History has been closing in on Dr. Svitlana Telukha — or perhaps Dr. Telukha has been closing in on history.
Dr. Telukha has a Ph.D. in the subject and is on the faculty of at Kharkiv Polytechnic Institute in Ukraine’s second largest city, which was a major battleground from the beginning of Russia’s invasion in February. (She and her teenage daughters evacuated to Leipzig, Germany.)
And so a career that began with archival research about the Kharkiv diocese of the Russian Orthodox church in the wake of World War I has turned to documenting in real time, with a project called “Unspeakable: Stories of Ukrainians who fled the war in Germany.”

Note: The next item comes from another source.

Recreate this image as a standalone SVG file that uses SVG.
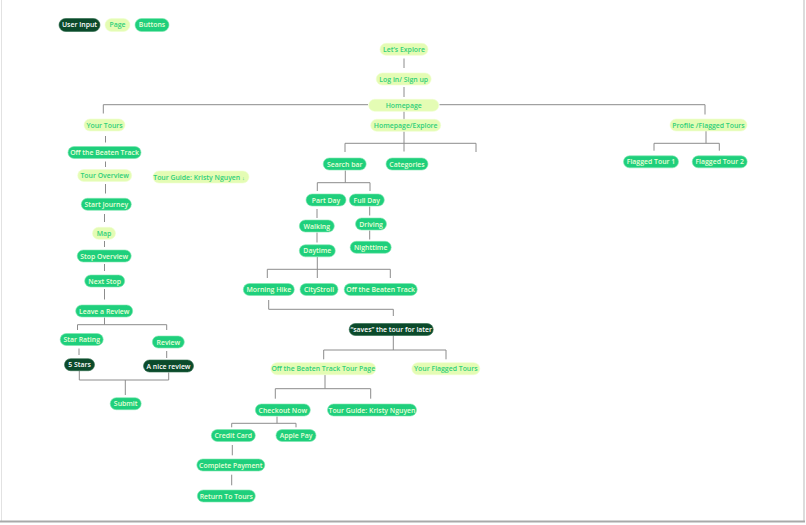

Dr. Telukha’s involvement in oral history had her working on a project to chronicle the 1986 nuclear accident at Chernobyl; next, she joined the team collecting oral histories under the auspices of the Babyn Yar Holocaust Memorial Center, which was launched in 2016.
Last week, Dr. Telukha spoke about her work, her field, and the testimonies she gathered in a video seminar sponsored by the Gross Center for Holocaust & Genocide Studies at Ramapo College, in conjunction with Columbia University’s Harriman Institute for Russian, Eurasian, and East European Studies.
Dr. Telukha began by tracing the history of the field of oral history. Its pioneer, Allan Nevins, bridged the worlds of journalism — he wrote for the New York Evening Post and the New York World; biography — two of the many biographies Nevins wrote, “Grover Cleveland: A Study in Courage” and “Hamilton Fish: The Inner Story of the Grant Administration” won Pulitzer Prizes; and academia — he spent three decades on Columbia’s history faculty, and he founded Columbia University’s pioneering Center for Oral History in 1948.
The existence of the field provided academic grounding for the “Voices” research project undertaken by the Babyn Yar museum, for which Dr. Telukha conducted more than 150 interviews.
The project interviewed people who remembered what happened during the Holocaust: survivors, witnesses, rescuers. It sought the stories of those people who had worked to keep the memory of the Holocaust alive after the war in Soviet Ukraine — particularly those involved in commemorating the Babyn Yar massacre. And it interviewed descendants of the Holocaust victims and witnesses — what Dr. Telukha called “post-memory generations.”
Interviewing for oral history requires empathy. So perhaps not surprisingly, “Many of my respondents are good friends for me today,” she said.
And many are now going through a second fight for survival, with some exiled to Germany or Israel. One was killed by Russian rockets.
Borys Romanhchenko was 16 when the Nazis deported him to work in a German coal mine. He survived a concentration camp before returning to Ukraine after the war. But in March 2022, “he was burned alive in his home as a result of a Russian army missile,” Dr. Telukha said.
One commonality she found in the stories of the survivors: “It’s always the unexpectable turn in the biographical story,” she said. “It’s always about human creativity.”
She told the story of Yevgeny Grigoryevich Imas, a Jewish child born in the town of Uman in 1940. The Nazis conquered the town in August 1941.
“My mother went to town to get groceries,” Mr. Imas told Dr. Telukha in his interview. “I was left with my grandfather and grandmother. The roundup of Jews began,” so he and his grandparents were removed from the apartment.
“When my mother came home, there was no one there, and my mother started looking for me,” his testimony continued.
His mother found her way to where the Jews had been taken.
“I was in the arms of a woman right next to the window, crying. My mother heard me crying and recognized me and began to negotiate with the police to let me out. She made a deal with them that she would give them her gold jewelry and they would pass me through the window. That’s how I survived.”
And what happened to the others? “The others were all wiped out.”
In all, 17,000 Uman Jews were murdered.
Olga Andreevna Druzgalskaya was born in 1940 in Talne, which the Nazis occupied in July 1941. On August 16, they ordered the Jews to gather in the town square with their valuables to be transported to Uman to work.
In fact, they were taken to a field, lined up in front of freshly dug pits, and machine-gunned by the Nazis. “My mother and grandmother were killed, and I ended up in that pit,” Ms. Druzgalskaya told Dr. Telukha, retelling the story she had been told of her infancy.
“Apparently my mother was holding me in her arms and I had a wounded leg,” she said.
A woman walking in the nearby forest heard the baby’s cries, put her in her basket, covered her with handkerchief, and took her home.
But that wasn’t the end of the story, Dr. Telukha said.
“This woman’s husband was against having the Jewish girl in their house, and she was taken away to another family,” she said. There, in that second home, she survived the war.
As the museum assembles its archives of video interviews, it is also collecting interviews about the Holocaust in Ukraine that other institutions collected.
In the planned second phase of the project, the filmed interviews will serve as the basis for the exhibits at the planned Babyn Yar Holocaust Memorial Center, which had been scheduled to open in Kyiv in 2025. Like everything else in Ukraine, its future is uncertain.